One of the areas we felt we could add to the brand was activewear,” Shmidman said. “We launched apparel activewear in the fall of 2015, and we will be launching fashion athletic footwear for fall ’16. I think that’s going to be a big business.

Tina Simpson, who is Jessica Simpson’s mother as well as her top partner in the label, shared Shmidman’s enthusiasm about taking the brand into the athletic space.

Jessica Simpson Debuts Active Shoes
Jessica Simpson active shoes for fall ’16.
CREDIT: Courtesy of brand.

The strategy for building the Jessica Simpson lifestyle brand is a very organic, natural one,” Tina Simpson said. “We have allowed Jessica’s true lifestyle to reflect [the] categories we build. This way we keep the brand real, authentic and true to who Jessica is herself. She is an avid workout guru who does cardio, weight training, plyometrics and yoga.”

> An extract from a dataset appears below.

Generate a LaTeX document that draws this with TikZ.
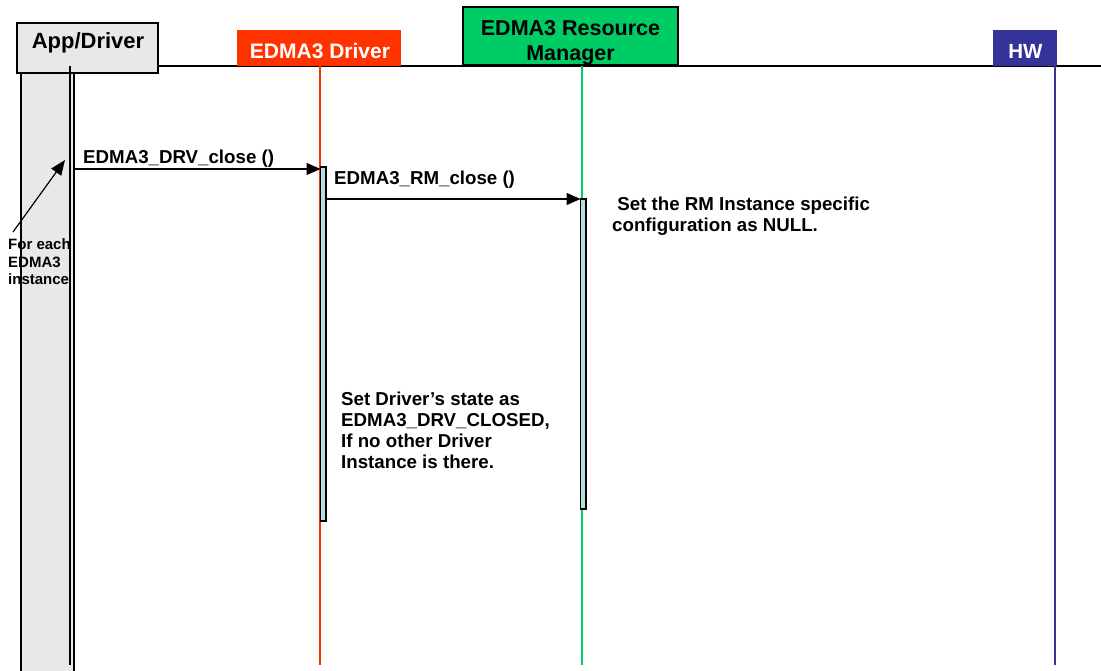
\documentclass[tikz,border=0pt]{standalone}
\usepackage{fontspec}
\setmainfont{Liberation Sans}
\usetikzlibrary{arrows.meta}
\definecolor{drvred}{HTML}{FF3300}
\definecolor{rmgreen}{HTML}{00CC66}
\definecolor{hwblue}{HTML}{333399}
\definecolor{colgray}{HTML}{E8E8E8}
\definecolor{barblue}{HTML}{B4DCDC}
\begin{document}
\begin{tikzpicture}[x=1pt,y=-1pt,
  hdr/.style={font=\fontsize{21}{25}\selectfont\bfseries, inner sep=0pt, align=center, anchor=base},
  lbl/.style={font=\fontsize{18.7}{21}\selectfont\bfseries, inner sep=0pt, anchor=base west, align=left},
  msg/.style={-{Triangle[length=14pt,width=12pt]}, line width=1.2pt},
  actbar/.style={draw=black, line width=1.2pt, fill=barblue}]
\useasboundingbox (0,0) rectangle (1101,671);
% top line
\draw[line width=1.4pt] (158,66) -- (1101,66);
% App/Driver column
\draw[line width=1.4pt, fill=colgray] (21,73) -- (21,672) -- (74,672) -- (74,73);
\draw[line width=1.4pt, fill=colgray] (17,23) rectangle (158,73);
\node[hdr, font=\fontsize{22}{25}\selectfont\bfseries] (app) at (88,49) {App/Driver};
\draw[line width=1.1pt] (70,66) -- (70,665);
% headers
\fill[drvred] (237,30) rectangle (401,66);
\node[hdr, text=white] (drv) at (320,58.3) {EDMA3 Driver};
\draw[line width=1.4pt, fill=rmgreen] (463,7) rectangle (678,65);
\node[hdr, font=\fontsize{21.5}{25}\selectfont\bfseries] (rm1) at (570.5,36) {EDMA3 Resource};
\node[hdr, font=\fontsize{21.5}{25}\selectfont\bfseries] (rm2) at (570.5,61) {Manager};
\fill[hwblue] (993,30) rectangle (1057,66);
\node[hdr, text=white, font=\fontsize{20.5}{25}\selectfont\bfseries] (hw) at (1025.5,58.3) {HW};
% lifelines
\draw[drvred, line width=1.3pt] (320,66) -- (320,665);
\draw[rmgreen, line width=1.3pt] (582,66) -- (582,665);
\draw[hwblue, line width=1.3pt] (1055,66) -- (1055,665);
% activation bars
\draw[actbar] (320.5,167) rectangle (326,521);
\draw[actbar] (580.5,199) rectangle (586,509);
% messages
\coordinate (m1s) at (73,169);
\coordinate (m1e) at (320.5,169);
\draw[msg] (m1s) -- (m1e);
\node[lbl] (m1l) at (83,163.5) {EDMA3\_DRV\_close ()};
\coordinate (m2s) at (326,199);
\coordinate (m2e) at (580.5,199);
\draw[msg] (m2s) -- (m2e);
\node[lbl] (m2l) at (334,184.5) {EDMA3\_RM\_close ()};
% notes
\node[lbl, anchor=north west] (n1) at (612,196.5) {\ Set the RM Instance specific\\configuration as NULL.};
\node[lbl, anchor=north west] (n2) at (341,392) {Set Driver’s state as\\EDMA3\_DRV\_CLOSED,\\If no other Driver\\Instance is there.};
% for each
\node[font=\fontsize{15}{17.5}\selectfont\bfseries, inner sep=0pt, anchor=north west, align=left] (fe) at (8,238.5) {For each\\EDMA3\\instance};
\coordinate (fes) at (13,232);
\coordinate (fee) at (65,160);
\draw[-{Triangle[length=15pt,width=12pt]}, line width=1.2pt] (fes) -- (fee);
\end{tikzpicture}
\end{document}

Not to mention that the athletic space is red-hot right now. And Shmidman and his team are getting more aggressive about pushing their brands — And1 and Avia — that play heavily in the space.

Both the Avia and And1 businesses had a very strong 2015,” Shmidman said. “As a company, we are doing about a half a billion dollars in footwear. Within that total, a good chunk of that is in the athletic space.”

Last month, the firm announced the launch of And1 in Wal-Mart stores in Canada. It has plans to grow its other athletic-inspired shoe label Heelys with more branded partnerships, including one with Disney’s “Frozen” franchise.

Heelys spring '16
Heelys spring ’16.
CREDIT: Courtesy of brand.

“Heelys is the biggest driver in our lifestyle business,” Shmidman said. “We have an incredible manufacturing partner in BBC [International]. We’ve been seeing an uptick in our U.S. business and in international, particularly in Europe and Asia.”

With footwear driving a large share of his firm’s revenues, Shmidman now has plans to ramp up the shoe business for several of the company’s apparel labels.

We have plans in store for William Rast in footwear — especially on the men’s side with both casual and dressy sneakers,” he said. “We also have some new footwear initiatives in the works for Joe’s Jeans. In addition to the existing shoe business that we have under the Sequential umbrella, we’ll have some new things coming this year.”